Hawk Quest is a classic adventure quest on a grand scale. At over 650 pages, this is a huge book, and the story is big enough to justify the length. The journey itself covers a vast area, from the north of Greenland far beyond the Arctic Circle to Anatolia (modern Turkey). The travellers face just about every imaginable hazard – storm, shipwreck, hunger, cold, marauding Vikings, hostile tribes, cheating merchants, double-crossing officials, bandits, and dangerous wildlife including a polar bear. Not to mention Drogo’s murderous threat, and the perils posed by a beautiful, fiery Icelandic noblewoman, Caitlin, and her violent, selfish brother. Astonishingly for such a long book, the pace never flags and the tale is gripping from end to end.
Part of this is due to the quality of the writing. Lyrical, terse, poignant or humorous as occasion demands, the prose brings the events and landscapes of the journey to vivid life. On occasion I would look up from the book and experience a slight shock on realising that I was not watching an elk in the forests of northern Russia or on a glacier in Greenland. The various obstacles the company have to overcome are explained clearly enough that the reader understands enough to share the experience, so that erecting a ship’s mast or tracking an escaped falcon becomes as thrilling as any battle scene or chase sequence.
The other reason why the book was so compelling was the characterisation, which I thought was outstanding. All the central characters of Vallon’s company are individuals, with their own strengths and weaknesses, their own reasons for joining the expedition, their own hopes and objectives and motivations (sometimes in conflict). All have their own talents and contribute to solving the problems faced by the expedition in their own way. Deep friendships and romantic relationships are forged on the journey.  Even enemies can develop a grudging respect for one another and can co-operate when mutual survival depends on it (even if they promptly revert to type when the immediate danger is over). The variety of individual characters and the interactions between them was the best feature of the novel for me.

Was there anything I didn’t like?  Very little. It took me a while to get into the story, partly because the storytelling in the early chapters has quite a number of flashbacks, which I initially found confusing, and partly because the captured knight’s Norman family and their military retainers all seem so thoroughly unpleasant (Richard, the younger son who joins the expedition, is an exception, but this doesn’t become apparent until much later in the book).  Once the journey gets under way, the book gets into its stride and all these initial problems disappear.  I also found the relationship between Caitlin and Vallon a little puzzling, probably because Caitlin’s thoughts are never shown and Vallon is – understandably, given his history – reluctant to think much about his emotions.

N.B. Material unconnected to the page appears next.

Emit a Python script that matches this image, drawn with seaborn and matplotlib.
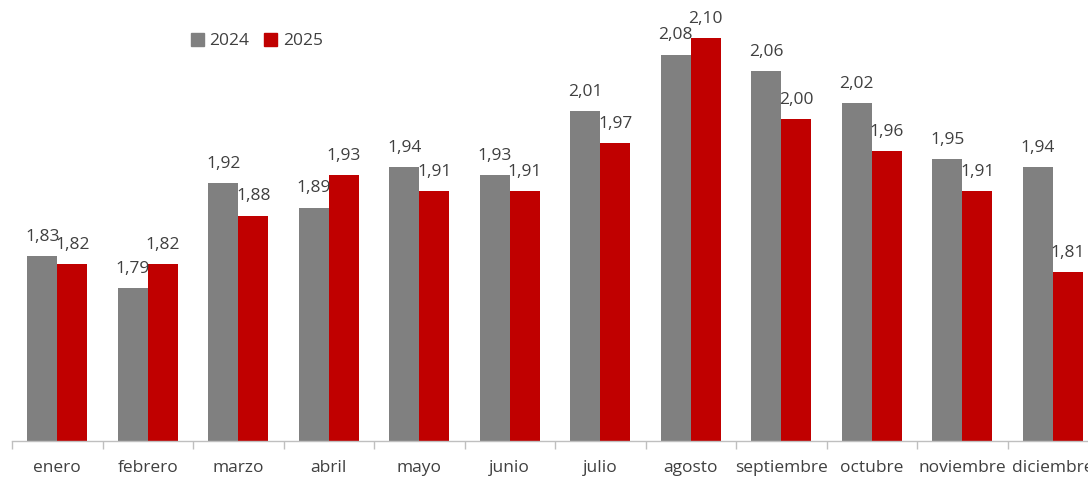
"""
Precio medio mensual 2024 vs 2025 - grouped bar chart.
"""

import pandas as pd
import matplotlib.pyplot as plt
import seaborn as sns
from matplotlib.ticker import FixedLocator

# === DATA ===
meses = ["enero", "febrero", "marzo", "abril", "mayo", "junio", "julio",
         "agosto", "septiembre", "octubre", "noviembre", "diciembre"]
valores_2024 = [1.83, 1.79, 1.92, 1.89, 1.94, 1.93, 2.01, 2.08, 2.06, 2.02, 1.95, 1.94]
valores_2025 = [1.82, 1.82, 1.88, 1.93, 1.91, 1.91, 1.97, 2.10, 2.00, 1.96, 1.91, 1.81]
series = ["2024", "2025"]

GRIS = "#808080"
ROJO = "#C00000"
TEXTO = "#404040"

df = pd.DataFrame({
    "mes": meses * 2,
    "valor": valores_2024 + valores_2025,
    "serie": [series[0]] * len(meses) + [series[1]] * len(meses),
})

sns.set_theme(style="white")
plt.rcParams["font.family"] = ["Open Sans", "DejaVu Sans"]

fig = plt.figure(figsize=(10.88, 4.79), dpi=100)
ax = fig.add_axes([12 / 1088, 38 / 479, 1086 / 1088, 0.9245])

sns.barplot(data=df, x="mes", y="valor", hue="serie", order=meses,
            hue_order=series, palette=[GRIS, ROJO], width=0.66, gap=0,
            saturation=1, linewidth=0, edgecolor="none", ax=ax, legend=True)

ax.set_ylim(1.60, 2.15)
ax.set_xlim(-0.5, len(meses) - 0.5)

# value labels
for cont in ax.containers:
    labels = [f"{v:.2f}".replace(".", ",") for v in cont.datavalues]
    ax.bar_label(cont, labels=labels, padding=8, fontsize=12.5, color=TEXTO)

# axis styling
for side in ["left", "right", "top"]:
    ax.spines[side].set_visible(False)
ax.spines["bottom"].set_color("#BFBFBF")
ax.spines["bottom"].set_linewidth(1)
ax.set_yticks([])
ax.set_xlabel("")
ax.set_ylabel("")
ax.xaxis.set_minor_locator(FixedLocator([i - 0.5 for i in range(len(meses) + 1)]))
ax.tick_params(axis="x", which="major", length=0, pad=14, labelsize=12.5, labelcolor=TEXTO)
ax.tick_params(axis="x", which="minor", length=6, width=1, color="#BFBFBF", bottom=True)

# legend
ax.get_legend().remove()
handles = [plt.Rectangle((0, 0), 1, 1, color=c) for c in [GRIS, ROJO]]
fig.legend(handles, series, loc="center left", bbox_to_anchor=(175 / 1088, 1 - 41 / 479),
           ncol=2, frameon=False, fontsize=12.5, labelcolor=TEXTO,
           handlelength=0.75, handleheight=0.75, handletextpad=0.3, columnspacing=0.9)

plt.savefig("out.png", dpi=100)
plt.close()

A word of warning: the cover strap-line breathlessly promises “An epic novel of the Norman Conquests”.  ‘Epic’ is entirely justified, but ‘of the Norman Conquests’ is misleading. The Norman conquest of England is at most a minor background event. Readers expecting an adventure involving William, the Battle of Hastings, et al will not find it here.  The title Hawk Quest gives a much more accurate idea of the novel.
A map at the front is invaluable for following the characters on their extraordinary journey. There is no author’s note, just a few comments on the price of gyrfalcons in medieval Europe and the dates of the handful of historical events mentioned in the novel.
Compelling, beautifully written epic quest spanning most of the world known to medieval Europe, with high adventure, convincing characters and a vivid sense of place.